> _Written task_
Output the material below in full, exactly as it is.

> _Collected material_
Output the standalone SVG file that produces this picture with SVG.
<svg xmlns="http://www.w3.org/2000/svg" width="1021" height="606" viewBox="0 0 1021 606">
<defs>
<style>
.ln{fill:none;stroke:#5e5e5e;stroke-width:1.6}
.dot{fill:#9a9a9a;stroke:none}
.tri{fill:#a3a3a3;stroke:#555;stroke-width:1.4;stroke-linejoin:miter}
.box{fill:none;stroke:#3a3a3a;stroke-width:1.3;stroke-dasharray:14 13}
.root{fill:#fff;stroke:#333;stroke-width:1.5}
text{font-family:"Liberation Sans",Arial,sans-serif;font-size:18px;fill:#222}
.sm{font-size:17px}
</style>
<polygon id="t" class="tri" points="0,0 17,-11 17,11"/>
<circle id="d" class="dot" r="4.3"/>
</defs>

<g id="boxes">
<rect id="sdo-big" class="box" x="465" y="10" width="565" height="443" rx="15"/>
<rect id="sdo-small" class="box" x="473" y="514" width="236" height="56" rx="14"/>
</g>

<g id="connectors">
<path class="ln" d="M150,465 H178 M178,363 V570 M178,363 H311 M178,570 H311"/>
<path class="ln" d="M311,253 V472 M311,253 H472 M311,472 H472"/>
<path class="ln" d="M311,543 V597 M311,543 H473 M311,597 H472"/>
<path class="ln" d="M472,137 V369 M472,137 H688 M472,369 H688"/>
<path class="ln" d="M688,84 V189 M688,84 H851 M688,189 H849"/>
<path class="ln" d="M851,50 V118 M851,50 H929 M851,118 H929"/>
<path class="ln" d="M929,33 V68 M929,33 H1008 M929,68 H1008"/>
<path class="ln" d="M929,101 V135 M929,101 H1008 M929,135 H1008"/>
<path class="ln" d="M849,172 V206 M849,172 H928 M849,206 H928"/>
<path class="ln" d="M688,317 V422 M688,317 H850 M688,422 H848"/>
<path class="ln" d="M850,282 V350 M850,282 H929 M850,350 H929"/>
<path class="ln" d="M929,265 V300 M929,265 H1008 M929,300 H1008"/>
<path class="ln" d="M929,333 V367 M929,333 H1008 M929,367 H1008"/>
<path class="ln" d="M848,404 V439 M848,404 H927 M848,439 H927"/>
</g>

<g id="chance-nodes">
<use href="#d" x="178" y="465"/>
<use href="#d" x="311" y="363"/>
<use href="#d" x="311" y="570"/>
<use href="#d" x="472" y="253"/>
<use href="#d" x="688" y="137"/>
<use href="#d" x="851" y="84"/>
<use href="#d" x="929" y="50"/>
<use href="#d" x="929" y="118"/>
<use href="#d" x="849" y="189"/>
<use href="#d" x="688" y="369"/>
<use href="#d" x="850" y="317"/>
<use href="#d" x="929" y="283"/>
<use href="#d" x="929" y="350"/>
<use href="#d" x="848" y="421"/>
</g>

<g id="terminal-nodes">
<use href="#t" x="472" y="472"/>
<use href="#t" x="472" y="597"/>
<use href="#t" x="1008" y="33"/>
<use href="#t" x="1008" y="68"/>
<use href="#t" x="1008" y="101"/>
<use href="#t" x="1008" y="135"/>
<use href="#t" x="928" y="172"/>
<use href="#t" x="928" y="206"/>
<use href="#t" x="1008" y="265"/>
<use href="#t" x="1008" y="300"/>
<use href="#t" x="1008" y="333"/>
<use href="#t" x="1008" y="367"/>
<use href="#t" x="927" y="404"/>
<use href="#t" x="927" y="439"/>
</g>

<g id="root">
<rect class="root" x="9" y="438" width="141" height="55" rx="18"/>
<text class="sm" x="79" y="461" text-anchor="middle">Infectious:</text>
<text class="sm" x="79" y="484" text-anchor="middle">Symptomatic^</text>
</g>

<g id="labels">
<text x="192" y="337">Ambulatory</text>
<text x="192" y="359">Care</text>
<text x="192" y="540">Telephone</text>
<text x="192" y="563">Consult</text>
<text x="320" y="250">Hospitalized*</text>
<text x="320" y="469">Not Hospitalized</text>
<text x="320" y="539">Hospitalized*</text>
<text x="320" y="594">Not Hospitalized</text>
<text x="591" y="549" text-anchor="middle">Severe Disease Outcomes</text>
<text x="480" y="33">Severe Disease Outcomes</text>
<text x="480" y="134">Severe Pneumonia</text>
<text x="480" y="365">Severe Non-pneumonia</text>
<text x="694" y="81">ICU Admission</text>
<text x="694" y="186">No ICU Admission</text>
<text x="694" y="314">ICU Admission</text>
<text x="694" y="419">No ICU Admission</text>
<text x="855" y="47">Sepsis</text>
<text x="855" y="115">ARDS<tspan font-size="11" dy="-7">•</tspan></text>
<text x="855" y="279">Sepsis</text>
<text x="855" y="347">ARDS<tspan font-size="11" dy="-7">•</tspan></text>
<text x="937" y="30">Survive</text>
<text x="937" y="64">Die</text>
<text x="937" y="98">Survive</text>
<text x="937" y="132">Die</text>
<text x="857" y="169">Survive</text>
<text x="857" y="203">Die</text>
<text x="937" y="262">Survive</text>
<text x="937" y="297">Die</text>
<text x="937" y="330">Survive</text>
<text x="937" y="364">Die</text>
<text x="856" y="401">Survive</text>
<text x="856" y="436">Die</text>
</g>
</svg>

> _Answer in full_
Output the standalone SVG file that produces this picture with SVG.
<svg xmlns="http://www.w3.org/2000/svg" width="1021" height="606" viewBox="0 0 1021 606">
<defs>
<style>
.ln{fill:none;stroke:#5e5e5e;stroke-width:1.6}
.dot{fill:#9a9a9a;stroke:none}
.tri{fill:#a3a3a3;stroke:#555;stroke-width:1.4;stroke-linejoin:miter}
.box{fill:none;stroke:#3a3a3a;stroke-width:1.3;stroke-dasharray:14 13}
.root{fill:#fff;stroke:#333;stroke-width:1.5}
text{font-family:"Liberation Sans",Arial,sans-serif;font-size:18px;fill:#222}
.sm{font-size:17px}
</style>
<polygon id="t" class="tri" points="0,0 17,-11 17,11"/>
<circle id="d" class="dot" r="4.3"/>
</defs>

<g id="boxes">
<rect id="sdo-big" class="box" x="465" y="10" width="565" height="443" rx="15"/>
<rect id="sdo-small" class="box" x="473" y="514" width="236" height="56" rx="14"/>
</g>

<g id="connectors">
<path class="ln" d="M150,465 H178 M178,363 V570 M178,363 H311 M178,570 H311"/>
<path class="ln" d="M311,253 V472 M311,253 H472 M311,472 H472"/>
<path class="ln" d="M311,543 V597 M311,543 H473 M311,597 H472"/>
<path class="ln" d="M472,137 V369 M472,137 H688 M472,369 H688"/>
<path class="ln" d="M688,84 V189 M688,84 H851 M688,189 H849"/>
<path class="ln" d="M851,50 V118 M851,50 H929 M851,118 H929"/>
<path class="ln" d="M929,33 V68 M929,33 H1008 M929,68 H1008"/>
<path class="ln" d="M929,101 V135 M929,101 H1008 M929,135 H1008"/>
<path class="ln" d="M849,172 V206 M849,172 H928 M849,206 H928"/>
<path class="ln" d="M688,317 V422 M688,317 H850 M688,422 H848"/>
<path class="ln" d="M850,282 V350 M850,282 H929 M850,350 H929"/>
<path class="ln" d="M929,265 V300 M929,265 H1008 M929,300 H1008"/>
<path class="ln" d="M929,333 V367 M929,333 H1008 M929,367 H1008"/>
<path class="ln" d="M848,404 V439 M848,404 H927 M848,439 H927"/>
</g>

<g id="chance-nodes">
<use href="#d" x="178" y="465"/>
<use href="#d" x="311" y="363"/>
<use href="#d" x="311" y="570"/>
<use href="#d" x="472" y="253"/>
<use href="#d" x="688" y="137"/>
<use href="#d" x="851" y="84"/>
<use href="#d" x="929" y="50"/>
<use href="#d" x="929" y="118"/>
<use href="#d" x="849" y="189"/>
<use href="#d" x="688" y="369"/>
<use href="#d" x="850" y="317"/>
<use href="#d" x="929" y="283"/>
<use href="#d" x="929" y="350"/>
<use href="#d" x="848" y="421"/>
</g>

<g id="terminal-nodes">
<use href="#t" x="472" y="472"/>
<use href="#t" x="472" y="597"/>
<use href="#t" x="1008" y="33"/>
<use href="#t" x="1008" y="68"/>
<use href="#t" x="1008" y="101"/>
<use href="#t" x="1008" y="135"/>
<use href="#t" x="928" y="172"/>
<use href="#t" x="928" y="206"/>
<use href="#t" x="1008" y="265"/>
<use href="#t" x="1008" y="300"/>
<use href="#t" x="1008" y="333"/>
<use href="#t" x="1008" y="367"/>
<use href="#t" x="927" y="404"/>
<use href="#t" x="927" y="439"/>
</g>

<g id="root">
<rect class="root" x="9" y="438" width="141" height="55" rx="18"/>
<text class="sm" x="79" y="461" text-anchor="middle">Infectious:</text>
<text class="sm" x="79" y="484" text-anchor="middle">Symptomatic^</text>
</g>

<g id="labels">
<text x="192" y="337">Ambulatory</text>
<text x="192" y="359">Care</text>
<text x="192" y="540">Telephone</text>
<text x="192" y="563">Consult</text>
<text x="320" y="250">Hospitalized*</text>
<text x="320" y="469">Not Hospitalized</text>
<text x="320" y="539">Hospitalized*</text>
<text x="320" y="594">Not Hospitalized</text>
<text x="591" y="549" text-anchor="middle">Severe Disease Outcomes</text>
<text x="480" y="33">Severe Disease Outcomes</text>
<text x="480" y="134">Severe Pneumonia</text>
<text x="480" y="365">Severe Non-pneumonia</text>
<text x="694" y="81">ICU Admission</text>
<text x="694" y="186">No ICU Admission</text>
<text x="694" y="314">ICU Admission</text>
<text x="694" y="419">No ICU Admission</text>
<text x="855" y="47">Sepsis</text>
<text x="855" y="115">ARDS<tspan font-size="11" dy="-7">•</tspan></text>
<text x="855" y="279">Sepsis</text>
<text x="855" y="347">ARDS<tspan font-size="11" dy="-7">•</tspan></text>
<text x="937" y="30">Survive</text>
<text x="937" y="64">Die</text>
<text x="937" y="98">Survive</text>
<text x="937" y="132">Die</text>
<text x="857" y="169">Survive</text>
<text x="857" y="203">Die</text>
<text x="937" y="262">Survive</text>
<text x="937" y="297">Die</text>
<text x="937" y="330">Survive</text>
<text x="937" y="364">Die</text>
<text x="856" y="401">Survive</text>
<text x="856" y="436">Die</text>
</g>
</svg>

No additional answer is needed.